Regarding shipping, these costs tend to look like missed deliveries, lost orders, and winning back unhappy customers.
When it comes to packaging, how luxe does it really needs to be?
This is a question I dare you to ask yourself. And, in some cases, possibly lower your standards (just a little). That's because taking even a few cents or grams off directly influences your delivery costs.
You'll also want to look at the delivery cost per product. This might make a case for bundling similar items to increase your average order value (AOV) and decrease delivery cost compared to shipping each item separately.
Evaluating shipping zones
What zones are you shipping to? Where is the bulk of your orders going to? And how much is it costing you to get them there? Aaron Rubin of ShipHero busts some shipping zone misconceptions over on Twitter with this tweet resonating the most:
The key here is to look at optimization. Can you re-locate or even introduce fulfillment centers to the areas you often ship to?

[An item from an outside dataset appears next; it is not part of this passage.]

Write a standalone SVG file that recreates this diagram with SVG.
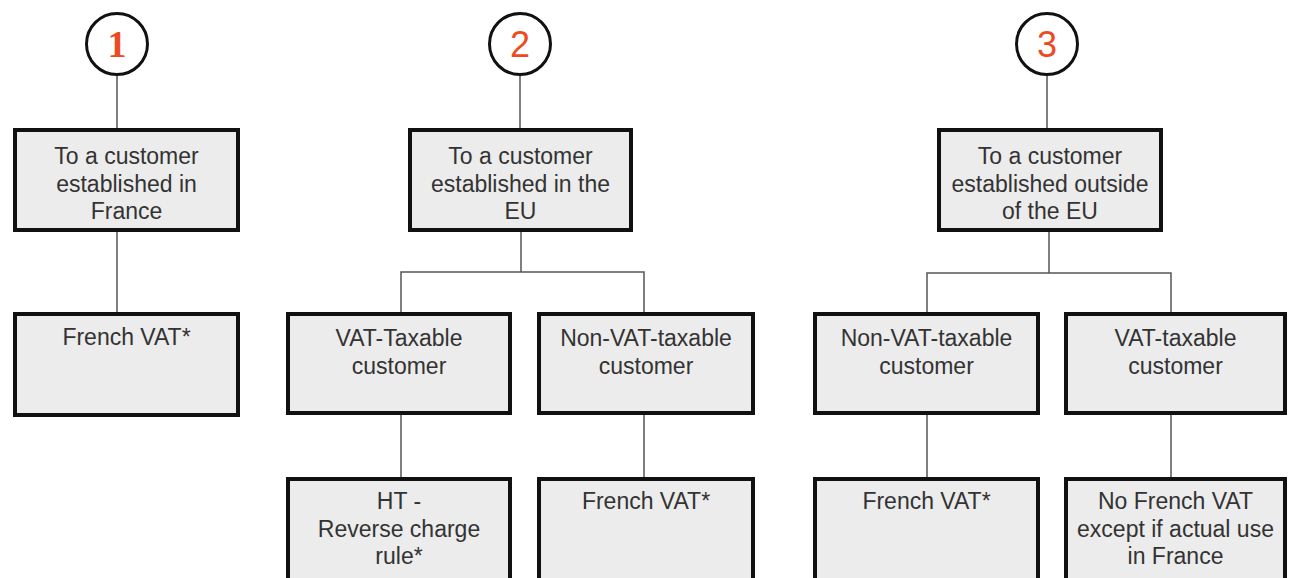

For example, Forbes shares how US-based electronics retailer Best Buy used spotting a 2020 trend to transform physical stores into fulfillment centers.
Following Amazon’s giant footsteps, they now own most of their fulfillment process. As a result, they can control the delivery date, that the information is accurately communicated to the customer, and that their shipping costs are competitive.
Flipping the growth equation
Rather than focussing on plastering over the below-the-line cracks caused by inefficiencies in our pursuit of top-line growth, we should be prioritizing not letting them form in the first place. Such as by ensuring the various below-the-line activities are always moving in the right direction.
Your COGS (including shipping and delivery cost) often presents the biggest opportunity here.
That's because minor, incremental improvements of your operations that, in turn, lead to a reduction in your COGS. And they will not only protect and optimize your working capital but strengthen the core of your business. As a result, your business sets itself up to not only grow but grow well.